I want to make it clear one can make a strong argument in favour of homosexual marriage. I'm against it, but I see an argument on the other side and I'm willing, even interested, to engage in debate about it. But for a judge to rule, as Vaughn Walker did recently, that not allowing homosexual marriages is a violation of constitutional rights, is contrary to all reason. Until recently, no state in America had ever recognized homosexual marriages. Wouldn't that mean, by Judge Walker's logic, that the entire country has been in violation of the Constitution for the entire history of our nation? Or at least since the 14th amendment was passed over a century ago? Obviously, no one has understood the Constitution as requiring homosexual marriages until now, so it seems reasonable to me that it can't possibly have meant that.
It could be the case that a document might mean something that no one acknowledges, but it would have to be much more explicit. Since there is nothing in the Constitution about marriage, the only way to make homosexual marriage a Constitutional right is to draw inferences, and if no one has ever drawn those inferences before, they clearly were not intended to be there. One could also argue that standards have changed, and that what did not appear to be a right 200 years ago has become one now. That kind of logic can make sense, but only if it is applied to obvious cases, e.g. if thumbscrews had been a common punishment in the 19th century, one could say that they are now "cruel and unusual punishment" because no one does it and the vast majority would find it cruel. But to say that such a contentious issue as homosexual marriage has become a right by "evolving standards of decency" (in the notorious words of the majority Supreme Court opinion in Trop v. Dulles, 1958) is a way of depriving the Constitution of all meaning. There clearly is no consensus on whether homosexual marriage is even permissible, much less a human right, so Judge Walker's ruling is nothing more than a judicial fiat that bears no relation either to the Constitution or to contemporary standards of decency. Even if 80% of people thought that homosexual marriage should be a right, I would argue that it would still not count as such under the Constitution, but rather should be left for legislatures to decide.

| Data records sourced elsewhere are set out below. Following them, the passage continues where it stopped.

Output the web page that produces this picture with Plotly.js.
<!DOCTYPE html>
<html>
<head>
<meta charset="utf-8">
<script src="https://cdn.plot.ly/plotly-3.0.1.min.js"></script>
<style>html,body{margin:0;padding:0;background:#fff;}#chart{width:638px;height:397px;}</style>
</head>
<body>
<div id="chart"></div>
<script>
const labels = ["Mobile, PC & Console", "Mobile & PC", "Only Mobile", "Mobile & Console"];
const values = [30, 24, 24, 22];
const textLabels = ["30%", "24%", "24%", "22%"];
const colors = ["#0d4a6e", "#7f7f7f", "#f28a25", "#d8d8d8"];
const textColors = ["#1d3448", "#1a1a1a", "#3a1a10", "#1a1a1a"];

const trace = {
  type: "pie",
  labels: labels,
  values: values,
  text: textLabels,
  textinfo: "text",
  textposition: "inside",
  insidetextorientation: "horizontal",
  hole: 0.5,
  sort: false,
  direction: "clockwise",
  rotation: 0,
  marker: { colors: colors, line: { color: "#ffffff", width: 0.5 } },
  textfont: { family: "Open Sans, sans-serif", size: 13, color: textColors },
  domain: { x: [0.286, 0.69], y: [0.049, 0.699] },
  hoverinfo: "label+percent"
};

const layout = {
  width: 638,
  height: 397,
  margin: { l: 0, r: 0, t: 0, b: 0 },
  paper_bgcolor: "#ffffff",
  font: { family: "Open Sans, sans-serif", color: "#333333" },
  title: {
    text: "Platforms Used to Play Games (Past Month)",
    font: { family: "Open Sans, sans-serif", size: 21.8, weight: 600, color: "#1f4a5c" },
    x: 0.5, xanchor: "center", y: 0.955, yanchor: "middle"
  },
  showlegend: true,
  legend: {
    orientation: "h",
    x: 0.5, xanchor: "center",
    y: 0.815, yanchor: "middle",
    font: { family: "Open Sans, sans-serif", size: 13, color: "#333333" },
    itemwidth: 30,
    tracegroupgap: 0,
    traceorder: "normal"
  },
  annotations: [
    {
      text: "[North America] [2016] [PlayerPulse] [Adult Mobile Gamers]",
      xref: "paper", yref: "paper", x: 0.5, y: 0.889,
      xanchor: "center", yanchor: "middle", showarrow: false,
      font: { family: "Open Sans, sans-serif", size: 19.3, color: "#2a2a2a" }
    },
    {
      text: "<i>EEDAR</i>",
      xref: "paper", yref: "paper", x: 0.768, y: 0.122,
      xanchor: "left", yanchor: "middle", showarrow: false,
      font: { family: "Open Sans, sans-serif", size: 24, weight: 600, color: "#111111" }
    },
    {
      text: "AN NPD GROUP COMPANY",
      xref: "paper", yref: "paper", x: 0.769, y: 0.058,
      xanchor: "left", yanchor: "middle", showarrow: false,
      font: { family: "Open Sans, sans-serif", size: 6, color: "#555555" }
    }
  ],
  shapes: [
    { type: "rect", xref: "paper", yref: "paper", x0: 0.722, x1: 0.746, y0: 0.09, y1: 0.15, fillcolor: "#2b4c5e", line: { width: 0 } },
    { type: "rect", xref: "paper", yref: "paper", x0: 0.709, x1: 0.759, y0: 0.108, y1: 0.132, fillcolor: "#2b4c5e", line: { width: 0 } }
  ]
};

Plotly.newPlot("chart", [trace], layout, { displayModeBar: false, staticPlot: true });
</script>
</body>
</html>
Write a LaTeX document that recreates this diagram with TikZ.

The other problem with arguing that homosexual marriage is a Constitutional right without any historical framework is that it opens too many questions about what is really a right. Judge Walker and his ilk justify the permissibility of homosexual marriage on the grounds that there is nothing necessary about marriage being defined as the union of a male with a female. If you take a totally nihilist, ahistorical perspective, I suppose he is right: I don't know that anyone has made a compelling moral argument for traditional marriage, and it would be difficult to convince everyone in any case. But why stop there? Why should a marriage be limited to two individuals? There are plenty of people who would opt for polygamy if that were an option. Or why limit it to adults? Every state has a minimum legal age for marriage, usually around 16 with parental consent, 18 without. Why should we prevent consenting children of age 14, or 12, or 10, or 8, from getting married? Much of Hillary Clinton's policy thrust has been toward making children full legal actors, so it's not like this is an argument that would come only from people in the backwoods. Why stop there? Why not allow people to marry animals? I'm sure there are a few nuts who would actually do that, and animals increasingly enjoy certain rights under the law anyway.
My point is not that homosexual marriage means we would have to allow polygamy or the marriage of children, only that there is no compelling reason why, once we declare "marriage" a generic term for a certain legal status between individuals, that we should limit the newly-minted right to get married to homosexuals. There is, therefore, no basis for inferring a right to homosexual marriage where it has never previously existed. Contrary to Judge Walker's logic, marriage is implicitly between one male and one female until someone makes a compelling argument that it is not -- and unless 99% of people agree with the argument, the only convincing way to create a new right is to pass a law, or a Constitutional amendment, that declares it. That's what a democracy is all about, after all. Not that the majority gets to oppress the minority, but that a group of people have come together with certain established principles such as the right to free speech and the right to bear arms, and have left other principles to be decided by majority decision. The majority is constitutionally limited not to violate those rights commonly agreed upon, but it is not required to respect rights that some group of people decide they are entitled to.
I want to emphasize again that my argument here has nothing to do with the merits of homosexual marriage as such; that's a totally separate issue. This is about a judge pretending that the right to homosexual marriage exists in the Constitution when it plainly does not, and could not if our legal system is to make any sense. It is important not to present every argument that one's opponents make as absurd prima facie, but it is also important to point out those arguments that make no sense and draw attention to their absurdity. Then we can get down to discussing the real issues.